I never process a transaction without a unique identifier (like a UUID). The service must check its database: “Have I already handled order_6789?” If yes, it ignores the duplicate and returns a cached success response.

2. The Transactional Outbox Pattern

Never update your database and then try to send a message to RabbitMQ in two separate steps. If the broker is down, your database will be out of sync with the rest of the world. Instead, I save the message to an outbox table within the same local transaction as the business data. A background worker then pushes those messages to the broker reliably.

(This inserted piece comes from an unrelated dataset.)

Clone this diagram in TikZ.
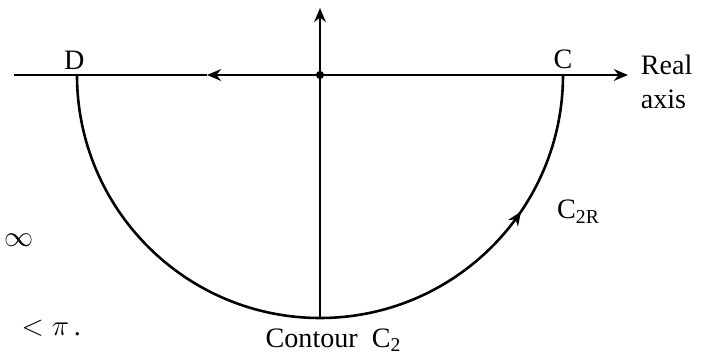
\documentclass[tikz,border=0pt]{standalone}
\usepackage{amsmath,amssymb}
\usepackage{fontspec}
\setmainfont{Liberation Serif}
\usepackage{tikz}
\usetikzlibrary{arrows.meta,positioning,decorations.markings}

\begin{document}
\begin{tikzpicture}[scale=1.0,
  axisline/.style={line width=2.4pt},
  curveline/.style={line width=2.2pt},
  tip/.style={-{Stealth[length=12pt,width=10pt]}},
  lbl/.style={font=\fontsize{24}{29}\selectfont},
  midtip/.style={decoration={markings,
      mark=at position #1 with {\arrow{Stealth[length=12pt,width=10pt]}}},
    postaction={decorate}}]
  \useasboundingbox (-9.6,-8.43) rectangle (11.64,2.25);
  % Axes, origin at the dot
  \coordinate (O) at (0,0);
  \coordinate (xL) at (-9.18,0);
  \coordinate (xM) at (-3.39,0);
  \coordinate (xR) at (9.24,0);
  \coordinate (yB) at (0,-7.29);
  \coordinate (yT) at (0,2.01);
  \coordinate (D) at (-7.29,0);
  \coordinate (C) at (7.29,0);
  \draw[axisline,tip] (O) -- (xR);
  \draw[axisline,tip] (O) -- (xM);
  \draw[axisline] (xM) -- (xL);
  \draw[curveline,tip] (yB) -- (yT);
  \fill (O) circle (3.5pt);
  % Contour C2: lower half circle from D to C
  \draw[curveline,midtip=0.81] (D) arc[start angle=180,end angle=360,radius=7.29];
  % Labels
  \node[lbl,above=0.05cm of D,xshift=-0.08cm] (labelD) {D};
  \node[lbl,above=0.05cm of C] (labelC) {C};
  \node[lbl,align=left,anchor=west] (realaxis) at (9.5,-0.2) {Real\\axis};
  \node[lbl] (labelCR) at (7.75,-4.1) {C\textsubscript{2R}};
  \node[lbl] (contour) at (0.4,-7.95) {Contour\ \ C\textsubscript{2}};
  % Text left over at the page edge
  \node[lbl] (infty) at (-9.03,-4.95) {$\infty$};
  \node[lbl,anchor=base east] (bound) at (-7.05,-7.8) {$<\pi$\,.};
\end{tikzpicture}
\end{document}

Hard-Earned Lessons from the Trenches

After scaling Sagas for systems handling thousands of concurrent requests, here are my top takeaways:

Observability is Non-Negotiable: Attach a correlation_id to every log. If an order gets stuck for 120 seconds, you need to see exactly where the chain broke across five different service logs.
Keep Transactions Short: Because there is no isolation, long-running transactions increase the risk of race conditions. Aim for local transactions that finish in under 200ms.
Set Strict Timeouts: If the Payment gateway doesn’t respond within 10 seconds, don’t wait forever. Trigger the compensation flow automatically to release held inventory.
Avoid Circular Dependencies: In choreography, ensure Service A doesn’t wait for Service B, which is waiting for Service A. You’ll end up with a distributed deadlock.

Sagas are more complex than standard SQL transactions. However, they are the only way I’ve found to build a resilient, multi-database architecture that doesn’t suffer from data corruption. Start with a small 2-step flow, master your compensation logic, and always assume the network will fail.